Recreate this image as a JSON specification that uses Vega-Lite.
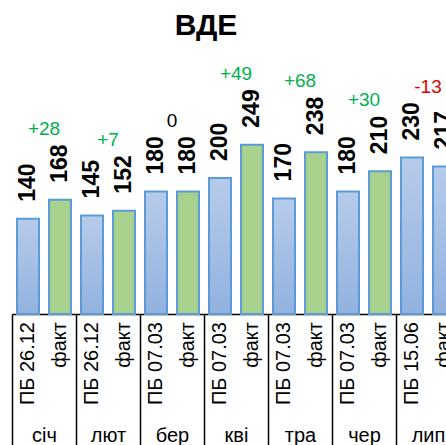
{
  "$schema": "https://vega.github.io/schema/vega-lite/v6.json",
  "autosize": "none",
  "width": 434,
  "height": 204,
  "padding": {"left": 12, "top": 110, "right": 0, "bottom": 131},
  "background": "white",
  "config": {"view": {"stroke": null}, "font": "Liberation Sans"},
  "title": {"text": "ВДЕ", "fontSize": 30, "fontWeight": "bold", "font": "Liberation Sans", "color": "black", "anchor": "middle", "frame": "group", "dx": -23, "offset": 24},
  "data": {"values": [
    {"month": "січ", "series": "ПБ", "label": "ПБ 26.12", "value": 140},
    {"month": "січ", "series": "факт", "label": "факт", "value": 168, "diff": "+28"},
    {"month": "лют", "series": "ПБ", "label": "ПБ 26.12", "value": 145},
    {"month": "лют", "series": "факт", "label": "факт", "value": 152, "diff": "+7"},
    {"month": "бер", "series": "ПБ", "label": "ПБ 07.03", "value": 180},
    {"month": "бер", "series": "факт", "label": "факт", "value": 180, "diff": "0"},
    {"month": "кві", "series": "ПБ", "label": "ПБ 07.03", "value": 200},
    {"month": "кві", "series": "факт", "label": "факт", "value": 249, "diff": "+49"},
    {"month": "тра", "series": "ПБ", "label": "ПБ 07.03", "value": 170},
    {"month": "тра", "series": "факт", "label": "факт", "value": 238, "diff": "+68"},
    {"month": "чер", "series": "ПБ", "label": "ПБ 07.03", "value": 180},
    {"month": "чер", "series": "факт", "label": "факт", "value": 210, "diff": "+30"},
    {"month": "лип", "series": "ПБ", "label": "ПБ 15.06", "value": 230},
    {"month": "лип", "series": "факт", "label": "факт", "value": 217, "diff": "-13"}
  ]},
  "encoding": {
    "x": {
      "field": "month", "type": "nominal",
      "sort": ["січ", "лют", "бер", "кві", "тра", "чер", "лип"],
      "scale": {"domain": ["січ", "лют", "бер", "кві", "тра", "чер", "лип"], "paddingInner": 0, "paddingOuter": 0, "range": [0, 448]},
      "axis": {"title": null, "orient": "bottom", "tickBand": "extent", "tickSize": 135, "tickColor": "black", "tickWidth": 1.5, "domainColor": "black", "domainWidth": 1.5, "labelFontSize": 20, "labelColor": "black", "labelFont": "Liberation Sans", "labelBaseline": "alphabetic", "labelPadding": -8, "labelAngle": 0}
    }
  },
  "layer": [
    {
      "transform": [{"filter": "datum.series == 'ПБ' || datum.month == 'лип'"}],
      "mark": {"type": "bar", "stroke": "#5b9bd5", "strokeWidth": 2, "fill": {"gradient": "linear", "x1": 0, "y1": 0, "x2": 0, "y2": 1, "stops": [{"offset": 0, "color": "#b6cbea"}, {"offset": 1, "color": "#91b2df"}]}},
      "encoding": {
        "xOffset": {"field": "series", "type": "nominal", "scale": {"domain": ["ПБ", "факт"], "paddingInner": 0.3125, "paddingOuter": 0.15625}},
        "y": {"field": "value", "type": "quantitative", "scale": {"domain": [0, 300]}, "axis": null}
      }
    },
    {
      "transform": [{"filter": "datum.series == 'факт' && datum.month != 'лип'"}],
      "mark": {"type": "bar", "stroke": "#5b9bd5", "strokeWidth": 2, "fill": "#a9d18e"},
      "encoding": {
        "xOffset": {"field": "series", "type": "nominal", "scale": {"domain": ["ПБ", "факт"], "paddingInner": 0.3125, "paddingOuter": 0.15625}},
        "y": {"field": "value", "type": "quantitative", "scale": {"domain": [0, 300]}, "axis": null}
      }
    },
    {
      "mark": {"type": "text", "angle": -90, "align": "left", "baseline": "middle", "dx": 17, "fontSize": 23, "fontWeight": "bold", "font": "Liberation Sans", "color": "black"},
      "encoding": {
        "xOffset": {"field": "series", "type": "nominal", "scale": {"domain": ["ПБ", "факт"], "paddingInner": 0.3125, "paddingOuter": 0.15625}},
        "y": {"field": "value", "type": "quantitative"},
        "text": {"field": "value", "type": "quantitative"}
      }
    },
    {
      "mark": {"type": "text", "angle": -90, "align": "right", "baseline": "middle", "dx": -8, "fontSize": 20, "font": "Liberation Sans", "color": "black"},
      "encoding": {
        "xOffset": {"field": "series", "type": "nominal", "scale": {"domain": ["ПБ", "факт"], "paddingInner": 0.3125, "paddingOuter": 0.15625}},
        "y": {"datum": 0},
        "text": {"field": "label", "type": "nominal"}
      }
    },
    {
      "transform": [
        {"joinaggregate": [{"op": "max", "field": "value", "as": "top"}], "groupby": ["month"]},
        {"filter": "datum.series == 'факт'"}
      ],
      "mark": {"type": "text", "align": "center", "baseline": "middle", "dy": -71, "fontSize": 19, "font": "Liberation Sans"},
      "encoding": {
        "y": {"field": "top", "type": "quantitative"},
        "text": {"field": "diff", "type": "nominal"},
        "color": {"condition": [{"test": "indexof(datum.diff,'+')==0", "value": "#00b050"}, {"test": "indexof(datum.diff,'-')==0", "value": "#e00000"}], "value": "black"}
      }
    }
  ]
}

▬▬▬

- _To be done_: Return the whole listing, word for word, and leave out every picture.

- _Written response_:
Recreate this image as a JSON specification that uses Vega-Lite.
{
  "$schema": "https://vega.github.io/schema/vega-lite/v6.json",
  "autosize": "none",
  "width": 434,
  "height": 204,
  "padding": {"left": 12, "top": 110, "right": 0, "bottom": 131},
  "background": "white",
  "config": {"view": {"stroke": null}, "font": "Liberation Sans"},
  "title": {"text": "ВДЕ", "fontSize": 30, "fontWeight": "bold", "font": "Liberation Sans", "color": "black", "anchor": "middle", "frame": "group", "dx": -23, "offset": 24},
  "data": {"values": [
    {"month": "січ", "series": "ПБ", "label": "ПБ 26.12", "value": 140},
    {"month": "січ", "series": "факт", "label": "факт", "value": 168, "diff": "+28"},
    {"month": "лют", "series": "ПБ", "label": "ПБ 26.12", "value": 145},
    {"month": "лют", "series": "факт", "label": "факт", "value": 152, "diff": "+7"},
    {"month": "бер", "series": "ПБ", "label": "ПБ 07.03", "value": 180},
    {"month": "бер", "series": "факт", "label": "факт", "value": 180, "diff": "0"},
    {"month": "кві", "series": "ПБ", "label": "ПБ 07.03", "value": 200},
    {"month": "кві", "series": "факт", "label": "факт", "value": 249, "diff": "+49"},
    {"month": "тра", "series": "ПБ", "label": "ПБ 07.03", "value": 170},
    {"month": "тра", "series": "факт", "label": "факт", "value": 238, "diff": "+68"},
    {"month": "чер", "series": "ПБ", "label": "ПБ 07.03", "value": 180},
    {"month": "чер", "series": "факт", "label": "факт", "value": 210, "diff": "+30"},
    {"month": "лип", "series": "ПБ", "label": "ПБ 15.06", "value": 230},
    {"month": "лип", "series": "факт", "label": "факт", "value": 217, "diff": "-13"}
  ]},
  "encoding": {
    "x": {
      "field": "month", "type": "nominal",
      "sort": ["січ", "лют", "бер", "кві", "тра", "чер", "лип"],
      "scale": {"domain": ["січ", "лют", "бер", "кві", "тра", "чер", "лип"], "paddingInner": 0, "paddingOuter": 0, "range": [0, 448]},
      "axis": {"title": null, "orient": "bottom", "tickBand": "extent", "tickSize": 135, "tickColor": "black", "tickWidth": 1.5, "domainColor": "black", "domainWidth": 1.5, "labelFontSize": 20, "labelColor": "black", "labelFont": "Liberation Sans", "labelBaseline": "alphabetic", "labelPadding": -8, "labelAngle": 0}
    }
  },
  "layer": [
    {
      "transform": [{"filter": "datum.series == 'ПБ' || datum.month == 'лип'"}],
      "mark": {"type": "bar", "stroke": "#5b9bd5", "strokeWidth": 2, "fill": {"gradient": "linear", "x1": 0, "y1": 0, "x2": 0, "y2": 1, "stops": [{"offset": 0, "color": "#b6cbea"}, {"offset": 1, "color": "#91b2df"}]}},
      "encoding": {
        "xOffset": {"field": "series", "type": "nominal", "scale": {"domain": ["ПБ", "факт"], "paddingInner": 0.3125, "paddingOuter": 0.15625}},
        "y": {"field": "value", "type": "quantitative", "scale": {"domain": [0, 300]}, "axis": null}
      }
    },
    {
      "transform": [{"filter": "datum.series == 'факт' && datum.month != 'лип'"}],
      "mark": {"type": "bar", "stroke": "#5b9bd5", "strokeWidth": 2, "fill": "#a9d18e"},
      "encoding": {
        "xOffset": {"field": "series", "type": "nominal", "scale": {"domain": ["ПБ", "факт"], "paddingInner": 0.3125, "paddingOuter": 0.15625}},
        "y": {"field": "value", "type": "quantitative", "scale": {"domain": [0, 300]}, "axis": null}
      }
    },
    {
      "mark": {"type": "text", "angle": -90, "align": "left", "baseline": "middle", "dx": 17, "fontSize": 23, "fontWeight": "bold", "font": "Liberation Sans", "color": "black"},
      "encoding": {
        "xOffset": {"field": "series", "type": "nominal", "scale": {"domain": ["ПБ", "факт"], "paddingInner": 0.3125, "paddingOuter": 0.15625}},
        "y": {"field": "value", "type": "quantitative"},
        "text": {"field": "value", "type": "quantitative"}
      }
    },
    {
      "mark": {"type": "text", "angle": -90, "align": "right", "baseline": "middle", "dx": -8, "fontSize": 20, "font": "Liberation Sans", "color": "black"},
      "encoding": {
        "xOffset": {"field": "series", "type": "nominal", "scale": {"domain": ["ПБ", "факт"], "paddingInner": 0.3125, "paddingOuter": 0.15625}},
        "y": {"datum": 0},
        "text": {"field": "label", "type": "nominal"}
      }
    },
    {
      "transform": [
        {"joinaggregate": [{"op": "max", "field": "value", "as": "top"}], "groupby": ["month"]},
        {"filter": "datum.series == 'факт'"}
      ],
      "mark": {"type": "text", "align": "center", "baseline": "middle", "dy": -71, "fontSize": 19, "font": "Liberation Sans"},
      "encoding": {
        "y": {"field": "top", "type": "quantitative"},
        "text": {"field": "diff", "type": "nominal"},
        "color": {"condition": [{"test": "indexof(datum.diff,'+')==0", "value": "#00b050"}, {"test": "indexof(datum.diff,'-')==0", "value": "#e00000"}], "value": "black"}
      }
    }
  ]
}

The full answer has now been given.